Liminal Spaces are defined as ‘ambiguous’ locations, spaces in between, often seen as transitional, open-ended, and undefined.
They are also the name of two European women whose commercial partnership is also a cultural platform where they share news about Nairobi’s thriving arts scene.
“We both have lived in Kenya for several years but always felt there was a gap in information about what’s happening currently on the cultural scene. That’s why we decided to fill the gap by creating ‘The Art Calendar’. It comes out weekly with timely information,” says Christine Hogendoorn who partners with Marine Cavaillon to tour the town regularly, picking up timely cultural tidbits in the process.
Recently, the two took a break from amplifying the activities of others and chose to organise an evening of their own in the basement of The Mall in Westlands.
Entitling their event ‘Identity, Community, and Belonging,’ their show featured artworks by Elias Mung’ora and Lemek Sompoika together with a series of short films generated by the ArtXchange, an experimental project organised by the European Union and involving both European and African artists from all around the region involved in a wide array of artistic practices.
Ironically, the concept of ‘liminal spaces’ seems applicable not only to the dynamic female duo who are themselves living ‘in between’ Europe and Africa, touching base with both continents, but currently occupying space that seems transitional and experimental.
Both of the Kenyan artists who signed onto their show reflect a bit of liminality in their art as well.
For instance, Lemek is a Maasai by birth, but having grown up in town, he is not fully imbued with his Maasai culture and identity.
His art explores the ambiguity of being either a moran or a modern Western-educated man.
The issue of identity is explored in his art as one can see his transition from figurative to abstract imagery.
The idea of ambiguity also emerges as his work seems to waver between abstract expressionism and the long, angularity of a figure who seems to be leaping for joy like a high-flying Maasai.
For me, his blending of both styles conveys his most meaningful and evocative art.
The one factor in Lemek’s work that transcends liminality is his use of colour. His splashes of black on white paper are striking.
They have an almost Jackson Pollack feeling to them in that they have a splashy spontaneity to them.
It’s also true when he splashes a dash of navy blue or flaming red onto a few.
It’s Elias Mung’ora who has the most liminality in his art. In particular, I’m referring to the works that were hung in the large high-ceiling space devoted exclusively to his paintings and included in his series entitled ‘Of Cows and Land Politics.’

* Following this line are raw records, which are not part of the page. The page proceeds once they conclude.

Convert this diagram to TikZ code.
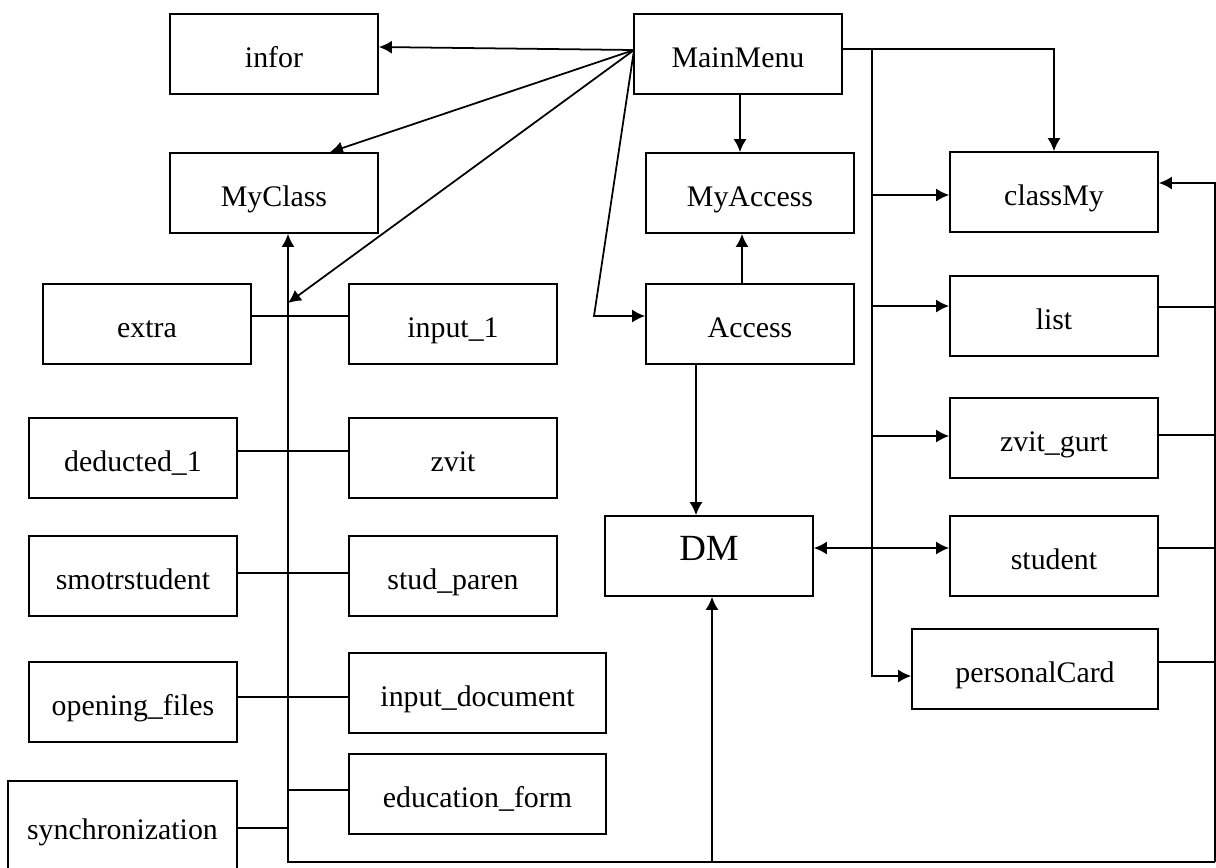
\documentclass[tikz,border=0pt]{standalone}
\usepackage{fontspec}
\setmainfont{Liberation Serif}
\usetikzlibrary{arrows.meta,positioning,calc}
\tikzset{
  modbox/.style={draw, line width=1pt, minimum width=4.16cm, minimum height=1.6cm, inner sep=2pt, text height=15.8pt, text depth=0pt, font=\fontsize{17}{20}\selectfont},
  widebox/.style={modbox, minimum width=5.14cm},
  cline/.style={-{Latex[length=2.6mm,width=2.6mm]}, line width=1pt},
  dline/.style={{Latex[length=2.6mm,width=2.6mm]}-{Latex[length=2.6mm,width=2.6mm]}, line width=1pt},
  pline/.style={line width=1pt},
}
\begin{document}
\begin{tikzpicture}[x=0.02cm, y=-0.02cm]
  \useasboundingbox (0,0) rectangle (1216,867);
  % modules
  \node[modbox] (infor) at (274,54) {infor};
  \node[modbox] (mainmenu) at (738,54) {MainMenu};
  \node[modbox] (myclass) at (274,193) {MyClass};
  \node[modbox] (myaccess) at (750,193) {MyAccess};
  \node[modbox] (classmy) at (1054,192) {classMy};
  \node[modbox] (extra) at (147,324) {extra};
  \node[modbox] (input1) at (453,324) {input\_1};
  \node[modbox] (access) at (750,324) {Access};
  \node[modbox] (list) at (1054,316) {list};
  \node[modbox] (deducted) at (133,458) {deducted\_1};
  \node[modbox] (zvit) at (453,458) {zvit};
  \node[modbox] (zvitgurt) at (1054,438) {zvit\_gurt};
  \node[modbox, font=\fontsize{21}{24}\selectfont, text height=13.9pt, text depth=8.3pt] (dm) at (709,556) {DM};
  \node[modbox] (student) at (1054,556) {student};
  \node[modbox] (smotr) at (133,576) {smotrstudent};
  \node[modbox] (studparen) at (453,576) {stud\_paren};
  \node[modbox, minimum width=4.92cm] (personal) at (1035,669) {personalCard};
  \node[modbox] (opening) at (133,702) {opening\_files};
  \node[widebox] (inputdoc) at (477.5,693) {input\_document};
  \node[widebox] (eduform) at (477.5,794) {education\_form};
  \node[modbox, minimum width=4.58cm, minimum height=1.8cm] (sync) at (122.5,826) {synchronization};

  % bus points
  \coordinate (fan) at (634,50);
  \coordinate (lbus) at (288,303);
  \coordinate (lbot) at (288,862);
  \coordinate (rbot) at (1215,862);
  \coordinate (rtop) at (1215,183);
  \coordinate (mbus) at (872,49);
  \coordinate (bend) at (594,316);

  % from MainMenu
  \draw[cline] (fan) -- (infor.east |- 0,47);
  \draw[cline] (fan) -- ($(myclass.north)+(56,0)$);
  \draw[cline] (fan) -- (lbus);
  \draw[cline] (fan) -- (bend) -- (access.west |- bend);
  \draw[cline] (mainmenu.south -| 740,0) -- (myaccess.north -| 740,0);
  \draw[cline] (access.north -| 742,0) -- (myaccess.south -| 742,0);
  \draw[cline] (access.south -| 696,0) -- (dm.north -| 696,0);
  \draw[cline] (mainmenu.east |- mbus) -| (classmy.north);

  % right side
  \draw[cline] (mbus) |- (personal.west |- 0,676);
  \foreach \n/\y in {classmy/195, list/306, zvitgurt/436}
    \draw[cline] (mbus |- 0,\y) -- (\n.west |- 0,\y);
  \draw[dline] (dm.east |- 0,548) -- (student.west |- 0,548);
  \draw[cline] (rbot) -- (rtop) -- (classmy.east |- rtop);
  \foreach \n/\y in {list/307, zvitgurt/435, student/548, personal/662}
    \draw[pline] (\n.east |- 0,\y) -- (rbot |- 0,\y);

  % bottom bus
  \draw[cline] (rbot) -- (lbot) -- (myclass.south -| lbot);
  \draw[cline] (rbot -| 712,0) -- (dm.south -| 712,0);

  % left side
  \foreach \a/\b/\y in {extra/input1/316, deducted/zvit/451, smotr/studparen/573, opening/inputdoc/697}
    \draw[pline] (\a.east |- 0,\y) -- (\b.west |- 0,\y);
  \draw[pline] (eduform.west |- 0,790) -- (lbot |- 0,790);
  \draw[pline] (sync.east |- 0,828) -- (lbot |- 0,828);
\end{tikzpicture}
\end{document}
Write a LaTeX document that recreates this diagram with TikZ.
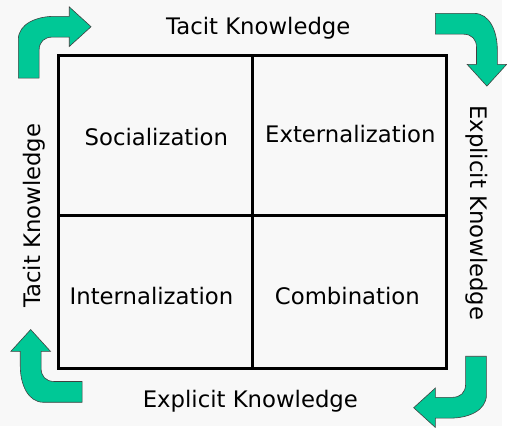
\documentclass[tikz,border=0pt]{standalone}
\usepackage{fontspec}
\setmainfont{DejaVu Sans}
\usetikzlibrary{positioning}

\definecolor{paper}{HTML}{F8F8F8}
\definecolor{flow}{HTML}{00C896}

\tikzset{
  % curved cycle arrow, drawn at a corner and turned with rotate=
  pics/turn/.style={code={
    \filldraw[fill=flow, draw=black!75, line width=0.6pt]
      (-10.5,52) -- (-10.5,13)
      .. controls (-10.5,-3) and (8,-10.5) .. (26,-10.5)
      -- (41,-10.5) -- (41,-20) -- (63,0) -- (41,20) -- (41,10.5)
      -- (24,10.5) .. controls (16,10.5) and (10.5,15) .. (10.5,24)
      -- (10.5,52) -- cycle;
  }}
}

\begin{document}
\begin{tikzpicture}[
  x=1pt, y=-1pt,
  font=\fontsize{23}{27}\selectfont,
  frame/.style={line width=3pt, line cap=rect},
  cell/.style={anchor=base, inner sep=0pt},
  axis/.style={anchor=base, inner sep=0pt}
]

% ── Page ──────────────────────────────────────────────────────────────────
\fill[paper] (0,0) rectangle (507,430);

% ── The 2x2 matrix ────────────────────────────────────────────────────────
\coordinate (nw) at (59,56);
\coordinate (se) at (451,372);
\draw[frame] (nw) rectangle (se);
\draw[frame] (255,56) -- (255,372);
\draw[frame] (59,218) -- (451,218);

\node[cell] (soc) at (158,147) {Socialization};
\node[cell] (ext) at (354,144) {Externalization};
\node[cell] (int) at (153,308) {Internalization};
\node[cell] (com) at (351,308) {Combination};

% ── Knowledge types round the edges ──────────────────────────────────────
\node[axis] (tacitN) at (261,35) {Tacit Knowledge};
\node[axis] (explS) at (253,412) {Explicit Knowledge};
\node[axis, rotate=90] (tacitW) at (41,218) {Tacit Knowledge};
\node[axis, rotate=-90] (explE) at (475,215) {Explicit Knowledge};

% ── Corner arrows, one turn of the cycle each ────────────────────────────
\pic at (29,27) {turn};
\pic[rotate=-90] at (492,24) {turn};
\pic[rotate=180] at (481,412) {turn};
\pic[rotate=90] at (31,396) {turn};

\end{tikzpicture}
\end{document}
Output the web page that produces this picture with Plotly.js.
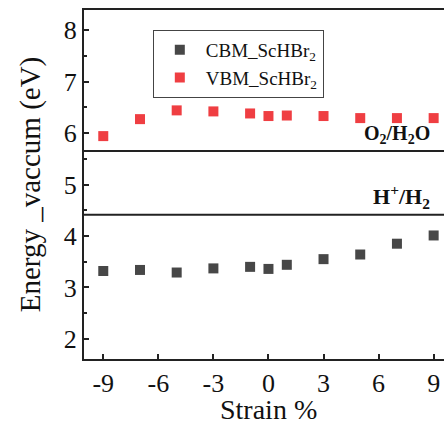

These are works he created during his attendance at an artist’s residency at Tafaria Castle in Laikipia county.
And these are the ones where practically everyone is in transition, be it the cows on one end of his space or the land speculators standing ominously on the edge of his massive mural-like work or the petty thieves walking away in broad daylight with somebody’s large metal (mabati) sheet.
All of these pieces are layered with meaning and depth of feeling, particularly because Mung’ora can identify with people struggling to hold onto their land.
“Land is precious to my people,” the artist tells BDLife as he explains the way history is infused in his art.
It is there in his use of mixed media, from newspapers clipped and used as collages to acrylic paints, pastels, and charcoal.
His most remarkable painting in the liminal show is the four-panelled work which partially alludes to the colonial era when land grabbing took many forms, including land demarcation and disruptive borders that excluded Africans from any equitable deals.
Instead, they found themselves first taxed and economically enslaved as plantation workers on their forefathers’ lands, and finally removed forcibly and then detained, tortured, and brutally murdered.
But today, as the lands for grazing and those for farming are both diminishing due to multiple factors, the land clashes are present-day problems that Mung’ora explores in his painting in a challenging, semi-abstract style.
Finally, even cattle are transitional characters, not only because Mung’ora explains their status has changed from once being symbols of wealth to now being liabilities.
And that is not just because pastoralists and agro-businessmen need more grazing land for their cows. Cattle also emit too much carbon dioxide into the atmosphere.